Last updated: 14-Mar-19
Skepsi is a peer reviewed online journal based in the School of European Culture and Languages at the University of Kent. Skepsi is run by PhD/MA candidates, with the support of established and early career academics, and commits to publishing the work of postgraduate students and emerging scholars.
Striving to take advantage of the School’s unique position as a crossroad in academic studies in Europe, Skepsi aims to honour the spirit of the School of European Culture and Languages. Our hope is to develop collective thinking processes in the context of academic research, and to become a forum for European postgraduate researchers and postdoctoral scholars.
Our title, Skepsi – which originally means “thought” in ancient Greek – symbolizes our will to explore new areas and new methods in the traditional fields of academic research in the Humanities and Social Sciences. Originality and creativity in the approach of thought and of texts are crucial for us: to enhance and to promote these aspects will be our contribution to the tremendous range of existing academic publications.
Skepsi was founded in 2008 by research students. It was born from a common will to create a forum for researchers enabling them to share their ideas and to express their academic skills in a context of enthusiastic exchanges. Thus Skepsi aims at enhancing academic research with a dynamic and collective spirit.
Postgraduate students and early career researchers willing to participate in this adventure – as authors of articles and/or as peer reviewers – are very welcome and invited to contact us via email (see email contacts in sidebar).
The Skepsi Board (as at November 2018)
Harriet Clements, a retired solicitor, became involved with Skepsi in 2008, when she answered a call for proof readers for the first issue, and was invited onto the Skepsi Board just before the second issue in Spring 2009. For some years, Harriet has been in charge of copy editing, formatting and proof reading. Harriet enrolled as an undergraduate at the University of Kent after retirement, graduating with a first class honours degree in French and German in 2008 and, in 2011, an M.A. with distinction in Modern German and Comparative Literature, her dissertation being a discussion of the role of the fictive letter, as exemplified in the works of Hofmannsthal, Schnitzler and Altenberg, in the literature of the Wiener Moderne. She is still engaged in research, but not for academic purposes; for several decades she has been delving into the life and times of some of her ancestors and is currently preoccupied with those of her 3 x great-grandfather, Henry Bradshaw Fearon, a wine and spirit merchant in London in the 1820s and 1830s, whose place of business on Holborn Hill was one of the earliest so-called ‘gin palaces’.

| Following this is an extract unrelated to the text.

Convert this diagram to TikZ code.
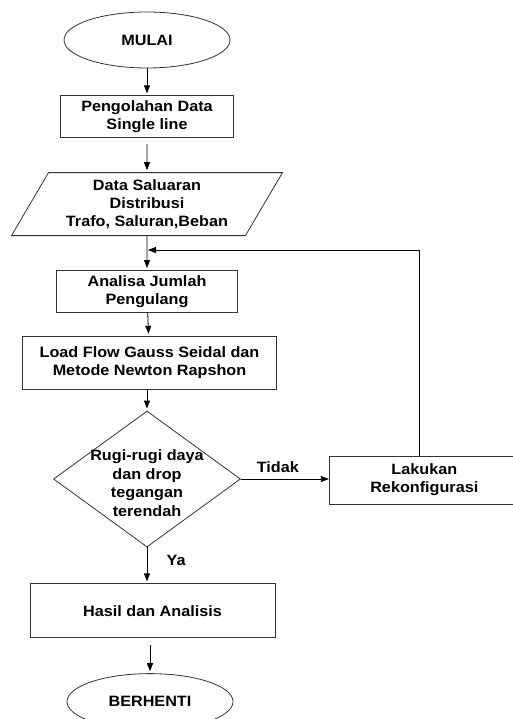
\documentclass[tikz,border=0pt]{standalone}
\usepackage{fontspec}
\setmainfont{Liberation Sans}[FakeStretch=1.08]
\usepackage{tikz}
\usetikzlibrary{positioning, shapes, shapes.geometric, arrows.meta, calc}
\tikzset{flowchart/.style={
    every node/.style={font=\fontsize{15}{18}\selectfont\bfseries, align=center, line width=0.8pt},
    terminal/.style={ellipse, draw=black!80, minimum width=166pt, minimum height=56pt, inner sep=0pt},
    process/.style={rectangle, draw=black!80, minimum height=42pt, inner sep=2pt},
    inout/.style={trapezium, trapezium left angle=53, trapezium right angle=127, trapezium stretches body,
        draw=black!80, minimum width=271pt, minimum height=63pt, inner sep=0pt},
    decision/.style={diamond, draw=black!80, minimum width=187pt, minimum height=136pt, inner sep=0pt},
    arr/.style={line width=0.8pt, -{Triangle[length=8pt, width=6pt]}, shorten >=2pt},
    node distance=27pt,
}}

\begin{document}
\begin{tikzpicture}[flowchart]
    \useasboundingbox (0pt,0pt) rectangle (513pt,-719pt);
    \node[terminal] (mulai) at (147pt,-40pt) {MULAI};
    \node[process, minimum width=173pt, below=27pt of mulai] (olah) {Pengolahan Data\\Single line};
    \node[inout, below=34pt of olah] (data) {Data Saluaran\\Distribusi\\Trafo, Saluran,Beban};
    \node[process, minimum width=181pt, below=34pt of data] (analisa) {Analisa Jumlah\\Pengulang};
    \node[process, minimum width=254pt, minimum height=53pt, below=23pt of analisa, xshift=2.5pt] (loadflow) {Load Flow Gauss Seidal dan\\Metode Newton Rapshon};
    \node[decision, below=21pt of loadflow, xshift=-2.5pt] (rugi) {};
    \node[font=\fontsize{15}{18.6}\selectfont\bfseries] (rugitxt) at ($(rugi.center)+(0,-4pt)$) {Rugi-rugi daya\\dan drop\\tegangan\\terendah};
    \node[process, minimum width=190pt, minimum height=48pt, right=88pt of rugi, yshift=-1pt] (lakukan) {Lakukan\\Rekonfigurasi};
    \node[process, minimum width=245pt, minimum height=54pt, below=36pt of rugi, xshift=5.5pt] (hasil) {Hasil dan Analisis};
    \node[terminal, below=35pt of hasil, xshift=-2.5pt] (berhenti) {BERHENTI};
    \coordinate (merge) at ($(data.south)+(0,-14pt)$);

    % main flow
    \draw[arr] (mulai) -- (olah);
    \draw[arr, shorten <=6pt] (olah) -- (data);
    \draw[arr] (data) -- (analisa);
    \draw[arr] (analisa) -- (loadflow);
    \draw[arr] (loadflow.south -| rugi.north) -- (rugi.north);
    \draw[arr] (rugi.south) -- node[right=16pt, pos=0.35] (ya) {Ya} (rugi.south |- hasil.north);
    \draw[arr, shorten <=7pt] (berhenti.north |- hasil.south) -- (berhenti);

    % loop back
    \draw[arr, shorten >=0pt] (rugi.east) -- node[above=3pt, pos=0.42] (tidak) {Tidak} (rugi.east -| lakukan.west);
    \draw[arr, shorten >=1pt] ($(lakukan.north)+(-5pt,0)$) |- (merge);
\end{tikzpicture}
\end{document}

Aina Martí graduated at the School of European Culture and Languages at the University of Kent. in November 2018 Her PhD thesis, Domestic Architecture and the Construction of Sexuality in France, Germany and England (1850-1900), explores the development of the concept of wandering, both diachronically, throughout the long 19th century, and synchronically, notably across German, English and French literature. Her focus thereby lies on the various literary representations of wandering and the shifting relation between form and content.

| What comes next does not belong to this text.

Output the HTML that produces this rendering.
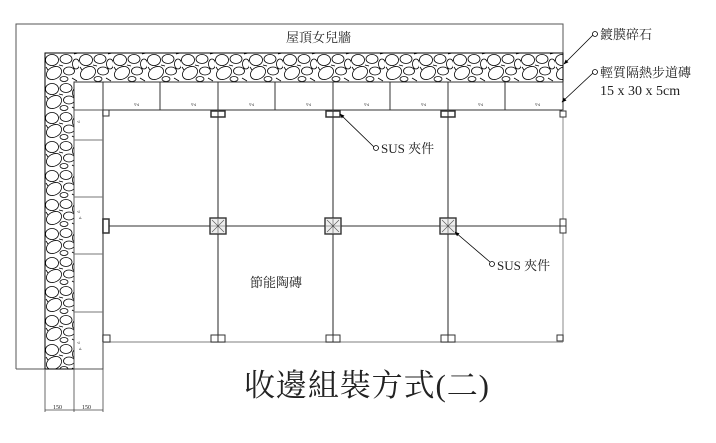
<!DOCTYPE html>
<html><head><meta charset="utf-8"><style>
html,body{margin:0;padding:0;background:#fff;}
svg{display:block;}
text{font-family:"Liberation Serif","Noto Serif CJK SC","Noto Sans CJK TC",serif;fill:#222;}
</style></head><body>
<svg width="716" height="443" viewBox="0 0 716 443" xmlns="http://www.w3.org/2000/svg">
<defs>
<pattern id="g" x="45" y="53" width="34" height="29" patternUnits="userSpaceOnUse">
<rect width="34" height="29" fill="#fff"/>
<g fill="none" stroke="#000" stroke-width="0.8">
<ellipse cx="7" cy="7" rx="6.5" ry="5.5"/>
<ellipse cx="21" cy="6" rx="6" ry="4.5"/>
<ellipse cx="31" cy="11" rx="3.5" ry="5"/>
<ellipse cx="9" cy="20" rx="8" ry="6" transform="rotate(-30 9 20)"/>
<ellipse cx="24" cy="18" rx="5.5" ry="4"/>
<ellipse cx="19" cy="26" rx="4" ry="2.5"/>
<path d="M14 12 l4 1 M27 25 l5 3 M1 14 l2 3 M29 1 l4 -1"/>
</g>
</pattern>
<marker id="a" viewBox="0 0 10 10" refX="9" refY="5" markerWidth="8" markerHeight="6" orient="auto"><path d="M0 1 L10 5 L0 9 z" fill="#000"/></marker>
</defs>
<path d="M16 369 V24 H563 V53" fill="none" stroke="#555" stroke-width="1"/>
<line x1="16" y1="369" x2="45" y2="369" stroke="#555"/>
<path d="M45 53 H563 V82 H74 V369 H45 Z" fill="url(#g)" stroke="#000" stroke-width="1"/>
<rect x="74" y="82" width="489" height="28" fill="#fff" stroke="#333" stroke-width="1"/>
<g stroke="#333" stroke-width="1">
<line x1="103" y1="82" x2="103" y2="110"/><line x1="160" y1="82" x2="160" y2="110"/>
<line x1="218" y1="82" x2="218" y2="110"/><line x1="275" y1="82" x2="275" y2="110"/>
<line x1="333" y1="82" x2="333" y2="110"/><line x1="390" y1="82" x2="390" y2="110"/>
<line x1="448" y1="82" x2="448" y2="110"/><line x1="505" y1="82" x2="505" y2="110"/>
</g>
<rect x="74" y="110" width="29" height="259" fill="#fff" stroke="#555" stroke-width="1"/>
<g stroke="#777"><line x1="74" y1="140" x2="103" y2="140"/><line x1="74" y1="197" x2="103" y2="197"/><line x1="74" y1="254" x2="103" y2="254"/><line x1="74" y1="312" x2="103" y2="312"/></g>
<g fill="#555" font-size="5"><text x="134" y="106">▿◃</text><text x="191" y="106">▿◃</text><text x="249" y="106">▿◃</text><text x="306" y="106">▿◃</text><text x="364" y="106">▿◃</text><text x="421" y="106">▿◃</text><text x="478" y="106">▿◃</text><text x="535" y="106">▿◃</text>
<text x="77" y="123">◃</text><text x="77" y="213">◃</text><text x="79" y="219">▵</text><text x="77" y="344">◃</text><text x="79" y="350">▵</text></g>
<g stroke="#444" stroke-width="0.8"><line x1="45" y1="369" x2="45" y2="412"/><line x1="74" y1="369" x2="74" y2="412"/><line x1="103" y1="342" x2="103" y2="412"/><line x1="45" y1="410" x2="103" y2="410"/></g>
<text x="53" y="409" font-size="6">150</text><text x="82" y="409" font-size="6">150</text>
<g stroke="#777" stroke-width="1.6" fill="none">
<line x1="103" y1="110" x2="103" y2="342"/>
<line x1="218" y1="110" x2="218" y2="342"/>
<line x1="333" y1="110" x2="333" y2="342"/>
<line x1="448" y1="110" x2="448" y2="342"/>
<line x1="103" y1="226" x2="563" y2="226"/>
</g>
<g stroke="#aaa" stroke-width="1.4"><line x1="563" y1="110" x2="563" y2="342"/><line x1="103" y1="342" x2="563" y2="342"/></g>
<g fill="#fff" stroke="#333" stroke-width="1">
<rect x="103" y="110" width="6" height="6"/>
<rect x="211" y="111" width="14" height="6" stroke-width="1.5"/><line x1="218" y1="111" x2="218" y2="117"/>
<rect x="326" y="111" width="14" height="6" stroke-width="1.5"/><line x1="333" y1="111" x2="333" y2="117"/>
<rect x="441" y="111" width="14" height="6" stroke-width="1.5"/><line x1="448" y1="111" x2="448" y2="117"/>
<rect x="560" y="111" width="6" height="6"/>
<rect x="103" y="219" width="6" height="14" stroke-width="1.5"/>
<rect x="560" y="219" width="6" height="7"/><rect x="560" y="226" width="6" height="7"/>
<rect x="103" y="335" width="7" height="7"/>
<rect x="211" y="335" width="7" height="7"/><rect x="218" y="335" width="7" height="7"/>
<rect x="326" y="335" width="7" height="7"/><rect x="333" y="335" width="7" height="7"/>
<rect x="441" y="335" width="7" height="7"/><rect x="448" y="335" width="7" height="7"/>
<rect x="557" y="335" width="6" height="6"/>
</g>
<g fill="#eee" stroke="#333" stroke-width="1.4">
<rect x="210" y="218" width="16" height="16"/><rect x="325" y="218" width="16" height="16"/><rect x="440" y="218" width="16" height="16"/>
</g>
<g stroke="#555" stroke-width="0.6">
<path d="M212 220 L224 232 M224 220 L212 232 M218 219 V233 M211 226 H225"/>
<path d="M327 220 L339 232 M339 220 L327 232 M333 219 V233 M326 226 H340"/>
<path d="M442 220 L454 232 M454 220 L442 232 M448 219 V233 M441 226 H455"/>
</g>
<g stroke="#000" stroke-width="0.8" fill="none">
<line x1="593" y1="35" x2="564" y2="64" marker-end="url(#a)"/>
<line x1="593" y1="73" x2="562" y2="102" marker-end="url(#a)"/>
<line x1="374" y1="147" x2="340" y2="114" marker-end="url(#a)"/>
<line x1="490" y1="262" x2="455" y2="232" marker-end="url(#a)"/>
</g>
<g fill="#fff" stroke="#000" stroke-width="0.8">
<circle cx="595" cy="34" r="2.5"/><circle cx="595" cy="72" r="2.5"/><circle cx="376" cy="148" r="2.5"/><circle cx="492" cy="264" r="2.5"/>
</g>
<text x="286" y="42" font-size="13" font-family="Liberation Sans,Noto Sans CJK TC,sans-serif">屋頂女兒牆</text>
<text x="600" y="39" font-size="13">鍍膜碎石</text>
<text x="600" y="77" font-size="13">輕質隔熱步道磚</text>
<text x="600" y="95" font-size="14">15 x 30 x 5cm</text>
<text x="381" y="153" font-size="13">SUS 夾件</text>
<text x="497" y="270" font-size="13">SUS 夾件</text>
<text x="250" y="287" font-size="13" font-family="Liberation Sans,Noto Sans CJK TC,sans-serif">節能陶磚</text>
<text x="244" y="396" font-size="31" font-family="Liberation Serif,Noto Serif CJK SC,serif" fill="#333" textLength="245">收邊組裝方式(二)</text>
</svg>
</body></html>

Muradiye Kiyak is a PhD candidate in Comparative Literature in the School of European Culture and Languages at the University of Kent. The title of her project is ‘Turkish-Latin American Literary Relations: Magical Realism, Politics, and Solidarity.’ Her project focuses on the Turkish-Latin American cultural relations, covering issues related to politics, social inequality, literary techniques (the fantastic, magical realism), and feminist concerns.